→ Provided information:
__________________________________________________
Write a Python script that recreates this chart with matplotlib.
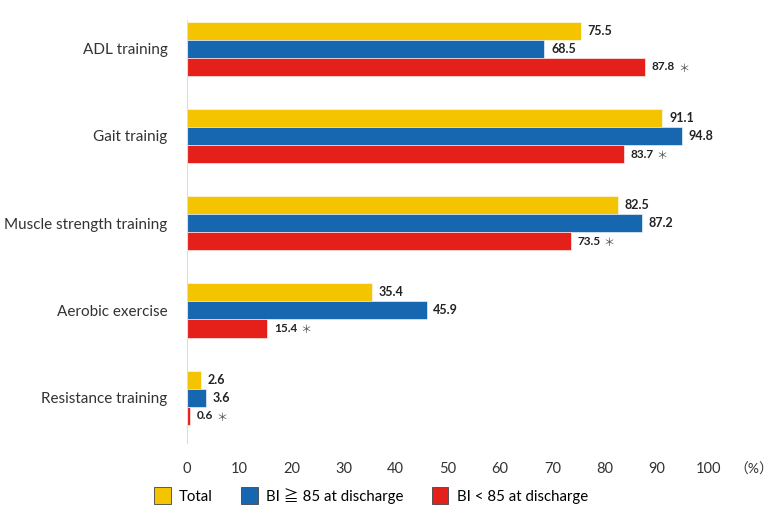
import numpy as np
import matplotlib.pyplot as plt
from matplotlib.patches import Patch

plt.rcParams['font.family'] = ['Lato', 'Noto Sans CJK JP', 'DejaVu Sans']

categories = ['ADL training', 'Gait trainig', 'Muscle strength training',
              'Aerobic exercise', 'Resistance training']
total = [75.5, 91.1, 82.5, 35.4, 2.6]
bi_high = [68.5, 94.8, 87.2, 45.9, 3.6]
bi_low = [87.8, 83.7, 73.5, 15.4, 0.6]
series_names = ['Total', 'BI \u2267 85 at discharge', 'BI < 85 at discharge']
colors = ['#F5C400', '#1666B0', '#E5201A']

fig = plt.figure(figsize=(7.73, 5.11), dpi=100)
ax = fig.add_axes([0.242, 0.133, 0.675, 0.828])

y = np.arange(len(categories))
h = 0.207
for i, (vals, col) in enumerate(zip([total, bi_high, bi_low], colors)):
    ax.barh(y + (i - 1) * h, vals, height=h, color=col, edgecolor='white', linewidth=0.4)
    for yy, v in zip(y, vals):
        if i == 2:
            t = ax.text(v + 1.3, yy + (i - 1) * h, f'{v}', va='center', ha='left',
                        fontsize=8.5, fontweight='bold', color='#222222')
            ax.annotate('\uff0a', xy=(1, 0.5), xycoords=t, xytext=(2, -1),
                        textcoords='offset points', va='center', ha='left',
                        fontsize=8, color='#555555')
        else:
            ax.text(v + 1.3, yy + (i - 1) * h, f'{v}', va='center', ha='left',
                    fontsize=9, fontweight='bold', color='#222222')

ax.set_ylim(len(categories) - 1 + 0.52, -0.33)
ax.set_xlim(0, 100)
ax.set_yticks(y)
ax.set_yticklabels(categories, fontsize=11, color='#222222')
ax.set_xticks(np.arange(0, 101, 10))
ax.tick_params(axis='both', length=0, labelsize=10.5, colors='#333333')
ax.tick_params(axis='y', pad=14, labelsize=11)
ax.tick_params(axis='x', pad=14)
for s in ['top', 'right', 'bottom']:
    ax.spines[s].set_visible(False)
ax.spines['left'].set_color('#dddddd')
ax.text(1.086, -0.062, '\uff08%\uff09', transform=ax.transAxes, ha='center',
        va='center', fontsize=10, color='#333333')

handles = [Patch(facecolor=c, edgecolor='#444444', linewidth=0.6) for c in colors]
fig.legend(handles, series_names, loc='center', bbox_to_anchor=(0.48, 0.03),
           ncol=3, frameon=False, fontsize=10.8, handlelength=1.1, handleheight=1.3,
           columnspacing=1.9, handletextpad=0.55)

fig.savefig('out.png', dpi=100)
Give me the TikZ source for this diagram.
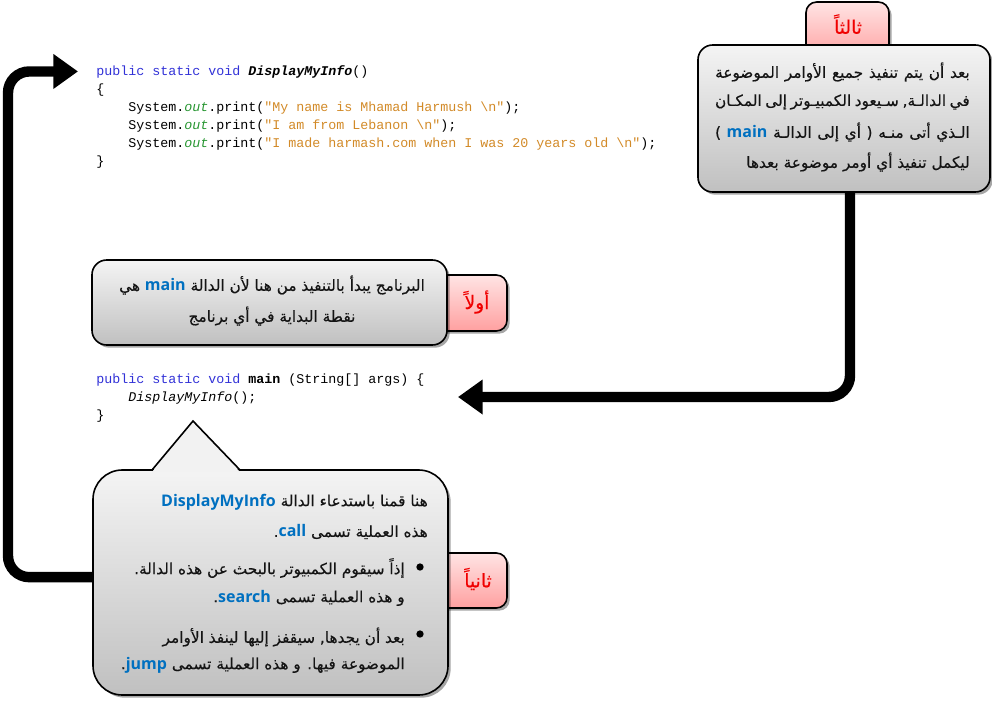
\documentclass[tikz,border=0pt]{standalone}
\usepackage{fontspec}
\usetikzlibrary{arrows.meta,shadows}
\TeXXeTstate=1
\newfontfamily\arfont[Script=Arabic, FakeBold=0.35]{DejaVu Sans}
\newfontfamily\codefont{Liberation Mono}
\newfontfamily\kwfont{Open Sans}

\definecolor{linkblue}{RGB}{0,112,192}
\definecolor{jkey}{RGB}{50,50,215}
\definecolor{jstr}{RGB}{210,138,40}
\definecolor{jfield}{RGB}{40,150,50}
\definecolor{boxtop}{RGB}{244,244,244}
\definecolor{boxbot}{RGB}{192,192,192}
\definecolor{tabtop}{RGB}{255,228,228}
\definecolor{tabbot}{RGB}{255,160,160}
\definecolor{tabred}{RGB}{240,0,0}

% highlighted Latin term inside a right-to-left line
\newcommand\term[1]{\beginL{\kwfont\bfseries\fontsize{12}{13}\selectfont\color{linkblue}#1}\endL}
% Java syntax colouring
\newcommand\jk[1]{\textcolor{jkey}{#1}}
\newcommand\js[1]{\textcolor{jstr}{#1}}
\newcommand\jf[1]{\textcolor{jfield}{\itshape #1}}

\tikzset{
  codeline/.style={anchor=base west, inner sep=0pt, font=\codefont\fontsize{10}{12}\selectfont},
  artext/.style={inner sep=0pt, text=black!92, font=\arfont\fontsize{11.5}{13}\selectfont},
  notebox/.style={draw=black, line width=1.2pt, top color=boxtop, bottom color=boxbot,
    drop shadow={shadow xshift=2pt, shadow yshift=-2pt, fill=black, opacity=0.35}},
  tabbox/.style={draw=black, line width=1.2pt, rounded corners=8pt, top color=tabtop, bottom color=tabbot,
    drop shadow={shadow xshift=2pt, shadow yshift=-2pt, fill=black, opacity=0.35}},
  tablabel/.style={inner sep=0pt, text=tabred, font=\arfont\fontsize{14}{15}\selectfont},
  bigarrow/.style={line width=7.8pt, rounded corners=16pt, -{Triangle[length=18.5pt,width=25pt]}},
  bulletdot/.style={circle, fill=black, inner sep=0pt, minimum size=5.5pt}
}

\begin{document}
\begin{tikzpicture}[x=0.75pt, y=-0.75pt]
\useasboundingbox (0,0) rectangle (992,703);

% coloured tabs, partly hidden behind the note boxes
\node[tabbox, minimum width=62.25pt, minimum height=43.5pt] (tab3) at (847.5,31) {};
\node[tabbox, minimum width=65.25pt, minimum height=42pt] (tab1) at (463.5,303) {};
\node[tabbox, minimum width=65.25pt, minimum height=41.25pt] (tab2) at (463.5,580.5) {};

% note boxes
\node[notebox, rounded corners=11pt, minimum width=219pt, minimum height=110.25pt] (third) at (844,118.5) {};
\node[notebox, rounded corners=11pt, minimum width=266.25pt, minimum height=63.75pt] (first) at (269.5,302.5) {};
\node[notebox, rounded corners=22pt, minimum width=266.25pt, minimum height=168.75pt] (second) at (270.5,582.5) {};

% speech pointer on top of the lower box
\fill[boxtop!96!boxbot] (152,472) -- (193,421) -- (240,472) -- cycle;
\draw[line width=1.2pt, line join=miter] (152,470) -- (193,421) -- (240,470);

% tab labels
\node[tablabel] (lab3) at (848,24) {\beginR ثالثاً\endR};
\node[tablabel] (lab1) at (477,302) {\beginR أولاً\endR};
\node[tablabel] (lab2) at (478,579) {\beginR ثانياً\endR};

% the called method
\node[codeline] (info1) at (96,75) {\jk{public static void} {\bfseries\itshape DisplayMyInfo}()};
\node[codeline] (info2) at (96,93) {\{};
\node[codeline] (info3) at (128,111) {System.\jf{out}.print(\js{"My name is Mhamad Harmush \textbackslash n"});};
\node[codeline] (info4) at (128,129) {System.\jf{out}.print(\js{"I am from Lebanon \textbackslash n"});};
\node[codeline] (info5) at (128,147) {System.\jf{out}.print(\js{"I made harmash.com when I was 20 years old \textbackslash n"});};
\node[codeline] (info6) at (96,165) {\}};

% the main method
\node[codeline] (main1) at (96,383) {\jk{public static void} \textbf{main} (String[] args) \{};
\node[codeline] (main2) at (128,401) {\textit{DisplayMyInfo}();};
\node[codeline] (main3) at (96,419) {\}};

% third note (first three lines justified)
\node[artext, anchor=east] (t1) at (970,72) {\hbox to 191pt{\beginR بعد أن يتم تنفيذ جميع الأوامر الموضوعة\endR}};
\node[artext, anchor=east] (t2) at (970,102) {\hbox to 191pt{\beginR في الدالـة, سـيعود الكمبيـوتر إلى المكـان\endR}};
\node[artext, anchor=east] (t3) at (970,132) {\hbox to 191pt{\beginR الـذي أتى منـه ( أي إلى الدالـة \term{main} )\endR}};
\node[artext, anchor=east] (t4) at (970,162) {\beginR ليكمل تنفيذ أي أومر موضوعة بعدها\endR};

% first note
\node[artext] (m1) at (272,285) {\beginR البرنامج يبدأ بالتنفيذ من هنا لأن الدالة \term{main} هي\endR};
\node[artext] (m2) at (272,316) {\beginR نقطة البداية في أي برنامج\endR};

% second note
\node[artext, anchor=east] (b1) at (428,502) {\beginR هنا قمنا باستدعاء الدالة \term{DisplayMyInfo}\endR};
\node[artext, anchor=east] (b2) at (428,532) {\beginR هذه العملية تسمى \term{call}.\endR};
\node[bulletdot] (dot1) at (420,567) {};
\node[artext, anchor=east] (b3) at (405,568) {\beginR إذاً سيقوم الكمبيوتر بالبحث عن هذه الدالة.\endR};
\node[artext, anchor=east] (b4) at (405,598) {\beginR و هذه العملية تسمى \term{search}.\endR};
\node[bulletdot] (dot2) at (420,634) {};
\node[artext, anchor=east] (b5) at (405,637) {\beginR بعد أن يجدها, سيقفز إليها لينفذ الأوامر\endR};
\node[artext, anchor=east] (b6) at (405,665) {\beginR الموضوعة فيها. و هذه العملية تسمى \term{jump}.\endR};

% flow of control
\coordinate (rail) at (8,0);
\coordinate (ret) at (458,397);
\draw[bigarrow] ([xshift=4.5pt]third.south) |- (ret);
\draw[bigarrow, shorten >=13.5pt] ([yshift=4pt]second.west) -| (rail |- info1.west) -- (info1.west);
\end{tikzpicture}
\end{document}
__________________________________________________
→ What is asked:
Leave the pictures out, and restate exactly the lines from the start of the records through the one that contains "fontsize=9, fontweight='bold', color='#222222')".

→ Exercise response:
Write a Python script that recreates this chart with matplotlib.
import numpy as np
import matplotlib.pyplot as plt
from matplotlib.patches import Patch

plt.rcParams['font.family'] = ['Lato', 'Noto Sans CJK JP', 'DejaVu Sans']

categories = ['ADL training', 'Gait trainig', 'Muscle strength training',
              'Aerobic exercise', 'Resistance training']
total = [75.5, 91.1, 82.5, 35.4, 2.6]
bi_high = [68.5, 94.8, 87.2, 45.9, 3.6]
bi_low = [87.8, 83.7, 73.5, 15.4, 0.6]
series_names = ['Total', 'BI \u2267 85 at discharge', 'BI < 85 at discharge']
colors = ['#F5C400', '#1666B0', '#E5201A']

fig = plt.figure(figsize=(7.73, 5.11), dpi=100)
ax = fig.add_axes([0.242, 0.133, 0.675, 0.828])

y = np.arange(len(categories))
h = 0.207
for i, (vals, col) in enumerate(zip([total, bi_high, bi_low], colors)):
    ax.barh(y + (i - 1) * h, vals, height=h, color=col, edgecolor='white', linewidth=0.4)
    for yy, v in zip(y, vals):
        if i == 2:
            t = ax.text(v + 1.3, yy + (i - 1) * h, f'{v}', va='center', ha='left',
                        fontsize=8.5, fontweight='bold', color='#222222')
            ax.annotate('\uff0a', xy=(1, 0.5), xycoords=t, xytext=(2, -1),
                        textcoords='offset points', va='center', ha='left',
                        fontsize=8, color='#555555')
        else:
            ax.text(v + 1.3, yy + (i - 1) * h, f'{v}', va='center', ha='left',
                    fontsize=9, fontweight='bold', color='#222222')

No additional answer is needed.